PROBLEM TO SOLVE =
Write out the entire listing below exactly, with the pictures left out.

====== ENTRIES SHOWN

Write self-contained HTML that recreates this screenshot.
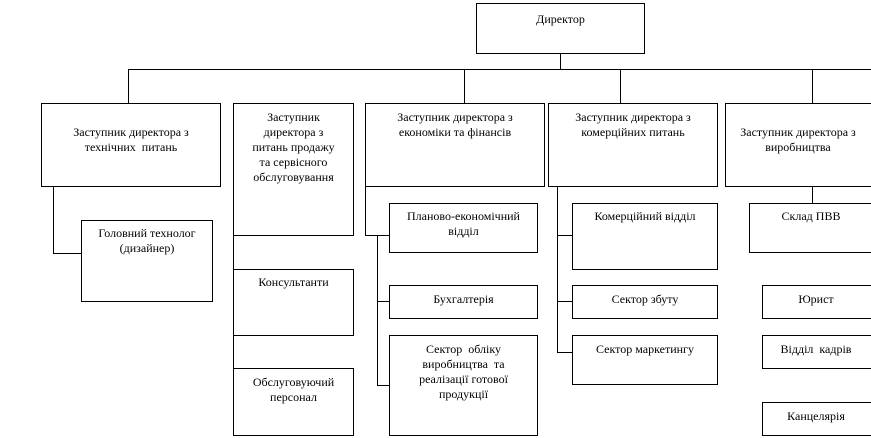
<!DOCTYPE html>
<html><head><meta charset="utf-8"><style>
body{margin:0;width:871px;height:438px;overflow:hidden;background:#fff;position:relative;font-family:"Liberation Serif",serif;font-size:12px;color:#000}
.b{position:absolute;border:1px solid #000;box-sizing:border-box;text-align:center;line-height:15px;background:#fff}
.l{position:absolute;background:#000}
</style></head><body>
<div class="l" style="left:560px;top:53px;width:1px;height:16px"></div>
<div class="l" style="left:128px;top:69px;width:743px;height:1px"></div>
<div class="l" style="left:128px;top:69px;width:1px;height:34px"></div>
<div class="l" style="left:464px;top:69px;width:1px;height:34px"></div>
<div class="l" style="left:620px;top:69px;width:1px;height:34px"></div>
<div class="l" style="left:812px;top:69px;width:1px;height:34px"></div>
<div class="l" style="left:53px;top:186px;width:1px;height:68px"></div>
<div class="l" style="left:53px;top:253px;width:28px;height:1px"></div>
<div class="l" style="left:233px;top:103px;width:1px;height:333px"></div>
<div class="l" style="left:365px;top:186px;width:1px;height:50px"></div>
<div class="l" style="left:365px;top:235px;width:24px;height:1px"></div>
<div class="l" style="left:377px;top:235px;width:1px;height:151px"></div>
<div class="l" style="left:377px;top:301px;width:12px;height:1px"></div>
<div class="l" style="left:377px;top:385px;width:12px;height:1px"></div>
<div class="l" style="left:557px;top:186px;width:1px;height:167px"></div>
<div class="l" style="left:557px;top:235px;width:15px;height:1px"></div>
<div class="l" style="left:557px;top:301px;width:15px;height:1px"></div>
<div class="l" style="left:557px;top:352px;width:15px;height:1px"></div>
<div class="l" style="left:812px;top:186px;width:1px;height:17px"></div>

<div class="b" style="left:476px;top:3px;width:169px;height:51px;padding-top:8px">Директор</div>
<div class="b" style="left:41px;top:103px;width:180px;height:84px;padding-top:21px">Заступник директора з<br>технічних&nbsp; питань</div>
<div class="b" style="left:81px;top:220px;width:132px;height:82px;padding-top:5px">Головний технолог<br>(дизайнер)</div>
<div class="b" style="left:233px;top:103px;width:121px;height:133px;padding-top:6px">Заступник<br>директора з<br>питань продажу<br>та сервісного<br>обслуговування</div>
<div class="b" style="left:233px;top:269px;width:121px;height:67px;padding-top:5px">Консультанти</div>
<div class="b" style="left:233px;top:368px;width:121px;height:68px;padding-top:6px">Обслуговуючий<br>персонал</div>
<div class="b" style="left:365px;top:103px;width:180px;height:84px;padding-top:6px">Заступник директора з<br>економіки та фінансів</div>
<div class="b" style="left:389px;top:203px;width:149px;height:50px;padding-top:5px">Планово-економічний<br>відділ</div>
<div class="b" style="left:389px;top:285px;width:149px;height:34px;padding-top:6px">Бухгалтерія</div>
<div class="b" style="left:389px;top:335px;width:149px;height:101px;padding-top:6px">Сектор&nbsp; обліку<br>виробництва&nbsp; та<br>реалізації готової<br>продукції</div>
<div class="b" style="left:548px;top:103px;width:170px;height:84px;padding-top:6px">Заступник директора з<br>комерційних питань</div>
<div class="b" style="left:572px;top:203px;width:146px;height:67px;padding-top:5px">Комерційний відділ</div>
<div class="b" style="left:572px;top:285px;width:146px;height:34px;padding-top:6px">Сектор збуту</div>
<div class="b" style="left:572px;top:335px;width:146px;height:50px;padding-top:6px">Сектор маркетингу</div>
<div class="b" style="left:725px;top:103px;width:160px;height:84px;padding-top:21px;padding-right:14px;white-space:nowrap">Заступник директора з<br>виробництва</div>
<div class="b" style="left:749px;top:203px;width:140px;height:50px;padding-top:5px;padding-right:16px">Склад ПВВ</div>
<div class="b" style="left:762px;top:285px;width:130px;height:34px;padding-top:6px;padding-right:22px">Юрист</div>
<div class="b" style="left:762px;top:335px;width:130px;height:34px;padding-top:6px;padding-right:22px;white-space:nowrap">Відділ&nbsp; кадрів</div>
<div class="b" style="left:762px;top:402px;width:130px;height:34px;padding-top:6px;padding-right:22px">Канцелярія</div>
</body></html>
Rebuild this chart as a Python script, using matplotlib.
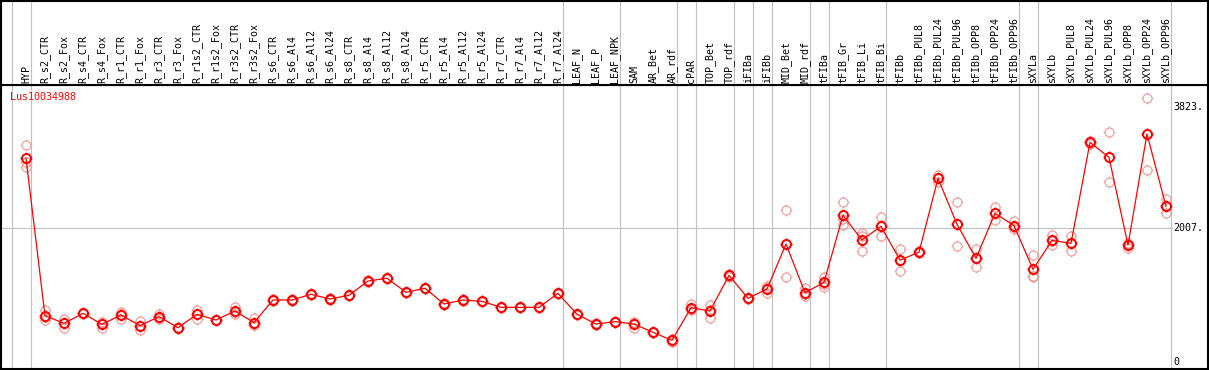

============

SOLUTION TO THIS PROBLEM =
Write self-contained HTML that recreates this screenshot.
<!DOCTYPE html>
<html><head><meta charset="utf-8"><style>
body{margin:0;width:871px;height:438px;overflow:hidden;background:#fff;position:relative;font-family:"Liberation Serif",serif;font-size:12px;color:#000}
.b{position:absolute;border:1px solid #000;box-sizing:border-box;text-align:center;line-height:15px;background:#fff}
.l{position:absolute;background:#000}
</style></head><body>
<div class="l" style="left:560px;top:53px;width:1px;height:16px"></div>
<div class="l" style="left:128px;top:69px;width:743px;height:1px"></div>
<div class="l" style="left:128px;top:69px;width:1px;height:34px"></div>
<div class="l" style="left:464px;top:69px;width:1px;height:34px"></div>
<div class="l" style="left:620px;top:69px;width:1px;height:34px"></div>
<div class="l" style="left:812px;top:69px;width:1px;height:34px"></div>
<div class="l" style="left:53px;top:186px;width:1px;height:68px"></div>
<div class="l" style="left:53px;top:253px;width:28px;height:1px"></div>
<div class="l" style="left:233px;top:103px;width:1px;height:333px"></div>
<div class="l" style="left:365px;top:186px;width:1px;height:50px"></div>
<div class="l" style="left:365px;top:235px;width:24px;height:1px"></div>
<div class="l" style="left:377px;top:235px;width:1px;height:151px"></div>
<div class="l" style="left:377px;top:301px;width:12px;height:1px"></div>
<div class="l" style="left:377px;top:385px;width:12px;height:1px"></div>
<div class="l" style="left:557px;top:186px;width:1px;height:167px"></div>
<div class="l" style="left:557px;top:235px;width:15px;height:1px"></div>
<div class="l" style="left:557px;top:301px;width:15px;height:1px"></div>
<div class="l" style="left:557px;top:352px;width:15px;height:1px"></div>
<div class="l" style="left:812px;top:186px;width:1px;height:17px"></div>

<div class="b" style="left:476px;top:3px;width:169px;height:51px;padding-top:8px">Директор</div>
<div class="b" style="left:41px;top:103px;width:180px;height:84px;padding-top:21px">Заступник директора з<br>технічних&nbsp; питань</div>
<div class="b" style="left:81px;top:220px;width:132px;height:82px;padding-top:5px">Головний технолог<br>(дизайнер)</div>
<div class="b" style="left:233px;top:103px;width:121px;height:133px;padding-top:6px">Заступник<br>директора з<br>питань продажу<br>та сервісного<br>обслуговування</div>
<div class="b" style="left:233px;top:269px;width:121px;height:67px;padding-top:5px">Консультанти</div>
<div class="b" style="left:233px;top:368px;width:121px;height:68px;padding-top:6px">Обслуговуючий<br>персонал</div>
<div class="b" style="left:365px;top:103px;width:180px;height:84px;padding-top:6px">Заступник директора з<br>економіки та фінансів</div>
<div class="b" style="left:389px;top:203px;width:149px;height:50px;padding-top:5px">Планово-економічний<br>відділ</div>
<div class="b" style="left:389px;top:285px;width:149px;height:34px;padding-top:6px">Бухгалтерія</div>
<div class="b" style="left:389px;top:335px;width:149px;height:101px;padding-top:6px">Сектор&nbsp; обліку<br>виробництва&nbsp; та<br>реалізації готової<br>продукції</div>
<div class="b" style="left:548px;top:103px;width:170px;height:84px;padding-top:6px">Заступник директора з<br>комерційних питань</div>
<div class="b" style="left:572px;top:203px;width:146px;height:67px;padding-top:5px">Комерційний відділ</div>
<div class="b" style="left:572px;top:285px;width:146px;height:34px;padding-top:6px">Сектор збуту</div>
<div class="b" style="left:572px;top:335px;width:146px;height:50px;padding-top:6px">Сектор маркетингу</div>
<div class="b" style="left:725px;top:103px;width:160px;height:84px;padding-top:21px;padding-right:14px;white-space:nowrap">Заступник директора з<br>виробництва</div>
<div class="b" style="left:749px;top:203px;width:140px;height:50px;padding-top:5px;padding-right:16px">Склад ПВВ</div>
<div class="b" style="left:762px;top:285px;width:130px;height:34px;padding-top:6px;padding-right:22px">Юрист</div>
<div class="b" style="left:762px;top:335px;width:130px;height:34px;padding-top:6px;padding-right:22px;white-space:nowrap">Відділ&nbsp; кадрів</div>
<div class="b" style="left:762px;top:402px;width:130px;height:34px;padding-top:6px;padding-right:22px">Канцелярія</div>
</body></html>
Rebuild this chart as a Python script, using matplotlib.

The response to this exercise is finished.